In his thought-provoking book, Vanishing Grace; Whatever Happened to the Good News? Philip Yancey further quotes Rooney: “I’ve decided I’m against abortion . . . But I have a dilemma in that I much prefer the pro-choice to the pro-life people. I’d much rather eat dinner with a group of the former.”

Why did Rooney find so much to dislike among card carrying Christians? In the case of abortion, at least, it didn’t spring from being on the wrong side of an issue that passionately stirs them.

Maybe it’s because Christians sometimes act like spoiled children upset at being replaced by younger siblings. Christian culture is no longer the favored child.

Christians now are asked to explain themselves: How did the South become the Bible Belt even though its pre-Civil War white Christian citizens accepted slavery as God’s will? Why, when slavery was abolished, did they create segregation? Why do some Christians become ballistic over climate change instead of allowing reasonable debate? Spew hatred of gays? Identify so closely with politics that they draw harsh lines against those with different political opinions?

Quoting Yancey again: “The issue is not whether I agree with someone but rather how I treat someone with whom I profoundly disagree.”

 

Lesson from Charlie Hebdo: Be Angry But Sin Not

I doubt I would ever have read Charlie Hebdo even if French were my native language. Some of its offerings appear, IMHO, unnecessarily offensive. Nevertheless, I am appalled at the murders at the headquarters of the French journal, as are those who tweet “Je Suis Charlie” (I Am Charlie).”

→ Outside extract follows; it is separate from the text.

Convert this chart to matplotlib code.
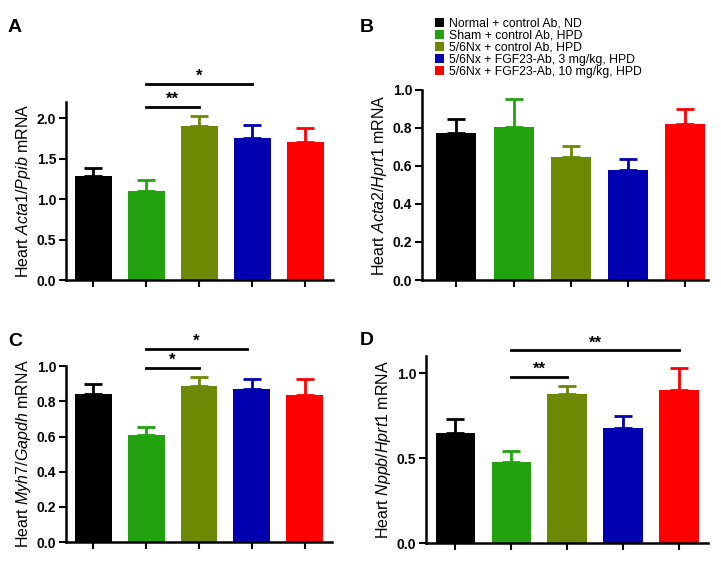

Hopefully, few of us will kill because of our disagreement with another—but many of us listen to lies about them, or half truths, or intemperate accusations. We are thus a party to the incivility and political dysfunction that permeates this age. Perhaps Charlie Hebdo even contributed to this atmosphere.

Anger is not necessarily bad in itself. It’s how we handle our anger that counts. To understand someone does not erase our disagreement with him or her. It does prevent rancor and destroy hatred.